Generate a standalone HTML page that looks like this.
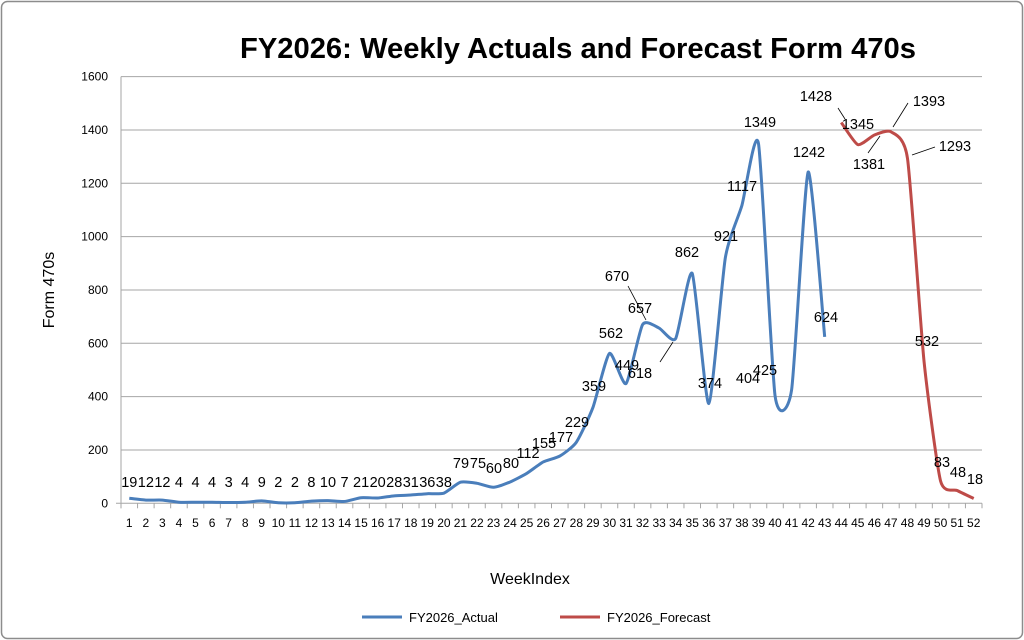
<!DOCTYPE html>
<html><head><meta charset="utf-8"><style>
html,body{margin:0;padding:0;background:#fff;}
svg{display:block;font-family:"Liberation Sans",sans-serif;}
</style></head><body>
<svg id="c" width="1024" height="640" viewBox="0 0 1024 640" xmlns="http://www.w3.org/2000/svg">
<rect x="1.5" y="1.5" width="1021" height="637" rx="6" fill="#fff" stroke="#8c8c8c" stroke-width="1.5"/>
<text x="578" y="58" font-size="29" font-weight="bold" text-anchor="middle" fill="#000" textLength="676" lengthAdjust="spacingAndGlyphs">FY2026: Weekly Actuals and Forecast Form 470s</text>
<g id="grid" stroke="#a6a6a6" stroke-width="1"></g>
<g id="ylab" font-size="12" text-anchor="end" fill="#000"></g>
<g id="xlab" font-size="12" text-anchor="middle" fill="#000"></g>
<text transform="translate(54,290) rotate(-90)" font-size="16" text-anchor="middle">Form 470s</text>
<text x="530" y="584" font-size="16" text-anchor="middle">WeekIndex</text>
<path id="pa" fill="none" stroke="#4a7ebb" stroke-width="3"/>
<path id="pf" fill="none" stroke="#be4b48" stroke-width="3"/>
<g stroke="#000" stroke-width="0.8">
<line x1="628" y1="286" x2="646" y2="320"/>
<line x1="660" y1="362" x2="673" y2="342"/>
<line x1="838" y1="108" x2="845" y2="119"/>
<line x1="868" y1="153" x2="880" y2="136"/>
<line x1="908" y1="103" x2="893" y2="127"/>
<line x1="935" y1="147" x2="912" y2="155"/>
</g>
<g id="dl" font-size="14.5" text-anchor="middle" fill="#000"></g>
<line x1="362" y1="617" x2="402" y2="617" stroke="#4a7ebb" stroke-width="3"/>
<text x="409" y="622" font-size="13">FY2026_Actual</text>
<line x1="560" y1="617" x2="600" y2="617" stroke="#be4b48" stroke-width="3"/>
<text x="607" y="622" font-size="13">FY2026_Forecast</text>
</svg>
<script>
var NS="http://www.w3.org/2000/svg";
function el(p,t,a,txt){var e=document.createElementNS(NS,t);for(var k in a)e.setAttribute(k,a[k]);if(txt!==undefined)e.textContent=txt;document.getElementById(p).appendChild(e);}
var x0=121,x1=982,y0=503.3,sc=426.7/1600,w=(x1-x0)/52;
function X(i){return x0+w*(i-0.5);}function Y(v){return y0-v*sc;}
for(var v=200;v<=1600;v+=200)el("grid","line",{x1:x0,x2:x1,y1:Y(v),y2:Y(v)});
for(var v=0;v<=1600;v+=200)el("ylab","text",{x:108,y:Y(v)+4},v);
el("grid","line",{x1:x0,x2:x0,y1:Y(1600),y2:y0+5});
el("grid","line",{x1:x0-5,x2:x1,y1:y0,y2:y0});
for(var i=0;i<=52;i++)el("grid","line",{x1:x0+w*i,x2:x0+w*i,y1:y0,y2:y0+5});
for(var i=1;i<=52;i++)el("xlab","text",{x:X(i),y:527},i);
var A=[19,12,12,4,4,4,3,4,9,2,2,8,10,7,21,20,28,31,36,38,79,75,60,80,112,155,177,229,359,562,449,670,657,618,862,374,921,1117,1349,404,425,1242,624];
var F=[1428,1345,1381,1393,1293,532,83,48,18];
function path(vals,start){var p=vals.map(function(v,k){return [X(start+k),Y(v)];});var d="M"+p[0][0]+","+p[0][1];
for(var k=0;k<p.length-1;k++){var a=p[Math.max(k-1,0)],b=p[k],c=p[k+1],e=p[Math.min(k+2,p.length-1)],t=0.1;
d+=" C"+(b[0]+(c[0]-a[0])*t)+","+(b[1]+(c[1]-a[1])*t)+" "+(c[0]-(e[0]-b[0])*t)+","+(c[1]-(e[1]-b[1])*t)+" "+c[0]+","+c[1];}return d;}
document.getElementById("pa").setAttribute("d",path(A,1));
document.getElementById("pf").setAttribute("d",path(F,44));
var ov={21:[461,468],22:[478,468],23:[494,473],24:[511,468],25:[528,458],26:[544,448],27:[561,442],28:[577,427],29:[594,391],30:[611,338],31:[627,370],32:[617,281],33:[640,313],34:[640,378],35:[687,257],36:[710,388],37:[726,241],38:[742,191],39:[760,127],40:[748,383],41:[765,375],42:[809,157],43:[826,322],
44:[816,101],45:[858,129],46:[869,169],47:[929,106],48:[955,151],49:[927,346],50:[942,467],51:[958,477],52:[975,484]};
var all=A.concat(F);
for(var i=1;i<=52;i++){var v=all[i-1];var p=ov[i]||[X(i),487];el("dl","text",{x:p[0],y:p[1]},v);}
</script>
</body></html>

=-=-=-=-=

The problem = Extract the full listing above verbatim; pictures are to be left out of the copy.

Correct answer =
Generate a standalone HTML page that looks like this.
<!DOCTYPE html>
<html><head><meta charset="utf-8"><style>
html,body{margin:0;padding:0;background:#fff;}
svg{display:block;font-family:"Liberation Sans",sans-serif;}
</style></head><body>
<svg id="c" width="1024" height="640" viewBox="0 0 1024 640" xmlns="http://www.w3.org/2000/svg">
<rect x="1.5" y="1.5" width="1021" height="637" rx="6" fill="#fff" stroke="#8c8c8c" stroke-width="1.5"/>
<text x="578" y="58" font-size="29" font-weight="bold" text-anchor="middle" fill="#000" textLength="676" lengthAdjust="spacingAndGlyphs">FY2026: Weekly Actuals and Forecast Form 470s</text>
<g id="grid" stroke="#a6a6a6" stroke-width="1"></g>
<g id="ylab" font-size="12" text-anchor="end" fill="#000"></g>
<g id="xlab" font-size="12" text-anchor="middle" fill="#000"></g>
<text transform="translate(54,290) rotate(-90)" font-size="16" text-anchor="middle">Form 470s</text>
<text x="530" y="584" font-size="16" text-anchor="middle">WeekIndex</text>
<path id="pa" fill="none" stroke="#4a7ebb" stroke-width="3"/>
<path id="pf" fill="none" stroke="#be4b48" stroke-width="3"/>
<g stroke="#000" stroke-width="0.8">
<line x1="628" y1="286" x2="646" y2="320"/>
<line x1="660" y1="362" x2="673" y2="342"/>
<line x1="838" y1="108" x2="845" y2="119"/>
<line x1="868" y1="153" x2="880" y2="136"/>
<line x1="908" y1="103" x2="893" y2="127"/>
<line x1="935" y1="147" x2="912" y2="155"/>
</g>
<g id="dl" font-size="14.5" text-anchor="middle" fill="#000"></g>
<line x1="362" y1="617" x2="402" y2="617" stroke="#4a7ebb" stroke-width="3"/>
<text x="409" y="622" font-size="13">FY2026_Actual</text>
<line x1="560" y1="617" x2="600" y2="617" stroke="#be4b48" stroke-width="3"/>
<text x="607" y="622" font-size="13">FY2026_Forecast</text>
</svg>
<script>
var NS="http://www.w3.org/2000/svg";
function el(p,t,a,txt){var e=document.createElementNS(NS,t);for(var k in a)e.setAttribute(k,a[k]);if(txt!==undefined)e.textContent=txt;document.getElementById(p).appendChild(e);}
var x0=121,x1=982,y0=503.3,sc=426.7/1600,w=(x1-x0)/52;
function X(i){return x0+w*(i-0.5);}function Y(v){return y0-v*sc;}
for(var v=200;v<=1600;v+=200)el("grid","line",{x1:x0,x2:x1,y1:Y(v),y2:Y(v)});
for(var v=0;v<=1600;v+=200)el("ylab","text",{x:108,y:Y(v)+4},v);
el("grid","line",{x1:x0,x2:x0,y1:Y(1600),y2:y0+5});
el("grid","line",{x1:x0-5,x2:x1,y1:y0,y2:y0});
for(var i=0;i<=52;i++)el("grid","line",{x1:x0+w*i,x2:x0+w*i,y1:y0,y2:y0+5});
for(var i=1;i<=52;i++)el("xlab","text",{x:X(i),y:527},i);
var A=[19,12,12,4,4,4,3,4,9,2,2,8,10,7,21,20,28,31,36,38,79,75,60,80,112,155,177,229,359,562,449,670,657,618,862,374,921,1117,1349,404,425,1242,624];
var F=[1428,1345,1381,1393,1293,532,83,48,18];
function path(vals,start){var p=vals.map(function(v,k){return [X(start+k),Y(v)];});var d="M"+p[0][0]+","+p[0][1];
for(var k=0;k<p.length-1;k++){var a=p[Math.max(k-1,0)],b=p[k],c=p[k+1],e=p[Math.min(k+2,p.length-1)],t=0.1;
d+=" C"+(b[0]+(c[0]-a[0])*t)+","+(b[1]+(c[1]-a[1])*t)+" "+(c[0]-(e[0]-b[0])*t)+","+(c[1]-(e[1]-b[1])*t)+" "+c[0]+","+c[1];}return d;}
document.getElementById("pa").setAttribute("d",path(A,1));
document.getElementById("pf").setAttribute("d",path(F,44));
var ov={21:[461,468],22:[478,468],23:[494,473],24:[511,468],25:[528,458],26:[544,448],27:[561,442],28:[577,427],29:[594,391],30:[611,338],31:[627,370],32:[617,281],33:[640,313],34:[640,378],35:[687,257],36:[710,388],37:[726,241],38:[742,191],39:[760,127],40:[748,383],41:[765,375],42:[809,157],43:[826,322],
44:[816,101],45:[858,129],46:[869,169],47:[929,106],48:[955,151],49:[927,346],50:[942,467],51:[958,477],52:[975,484]};
var all=A.concat(F);
for(var i=1;i<=52;i++){var v=all[i-1];var p=ov[i]||[X(i),487];el("dl","text",{x:p[0],y:p[1]},v);}
</script>
</body></html>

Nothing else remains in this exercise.